Taylor Swift is paving the way for the next generation of artists to profit off of their recordings in a world where buying records has gone out of style and been replaced by streaming services like Apple Music and Spotify. Now, the remake of her hit album “1989,” dubbed “1989 (Taylor’s Version)” has received the biggest Billboard debut in her entire career.
The best debut for an album in her career, “1989 (Taylor’s Version)” is now number one on the Billboard 200 albums chart just days after its release. The record also smashed the former best sales that Swift had ever seen from an album, already moving 1.6 million units in the United States and a whopping 3.5 million units worldwide.

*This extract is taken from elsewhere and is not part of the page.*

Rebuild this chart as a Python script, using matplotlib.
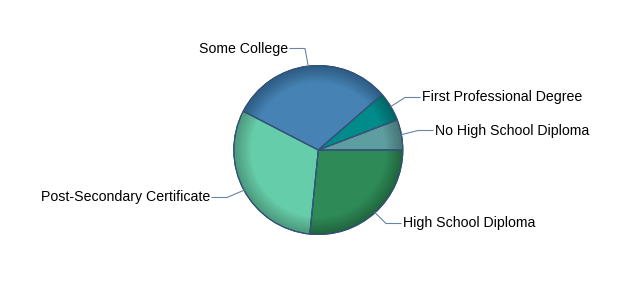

Through this album, Swift is showing gameplay for plenty of other artists who find themselves in disadvantaged contract situations where record labels are gouging them in the era of streaming services. When Taylor realized that she was unable to take full ownership of the original rights to the original albums, she decided to remake the hit that boosted her career into one of national acclaim.
Upon releasing the new album, Taylor wrote this message to fans, according to People. “I was born in 1989, reinvented for the first time in 2014, and a part of me was reclaimed in 2023 with the re-release of this album I love so dearly. Never in my wildest dreams did I imagine the magic you would sprinkle on my life for so long.”
Taylor Swift’s Eras Tour has been one of the biggest cultural phenomena in the music industry in the last decade. Millions of fans have flocked to the destinations that Swift has decided to bring her business to. Economists have marveled at the added GDP that Taylor Swift has added to cities when she visits, bringing with her thousands of fans ready to spend their money.
Her remake of “1989” also saw her traveling down memory lane. She shared in an Instagram post that getting to work once again with rapper Kendrick Lamar was an inspiring moment.
She wrote, “Watching @kendricklamar create and record his verses on the Bad Blood remix was one of the most inspiring experiences of my life. I still look back on this collaboration with so much pride and gratitude for the ways Kendrick elevated the song and the way he treats everyone around him.
“Every time the crowds on The Eras Tour would chant his line ‘you forgive, you forget, but you never let it… go!’, I smiled. The reality that Kendrick would go back in and re-record Bad Blood so that I could reclaim and own this work I’m so proud of is surreal and bewildering to me.”
Taylor Swift appears to be ushering in a new era of music rights ownership in which artists begin to make more money on their old songs. In many ways, this new trend should allow singers to express more artistic freedom in their creations and hopefully will allow them to benefit more from their works.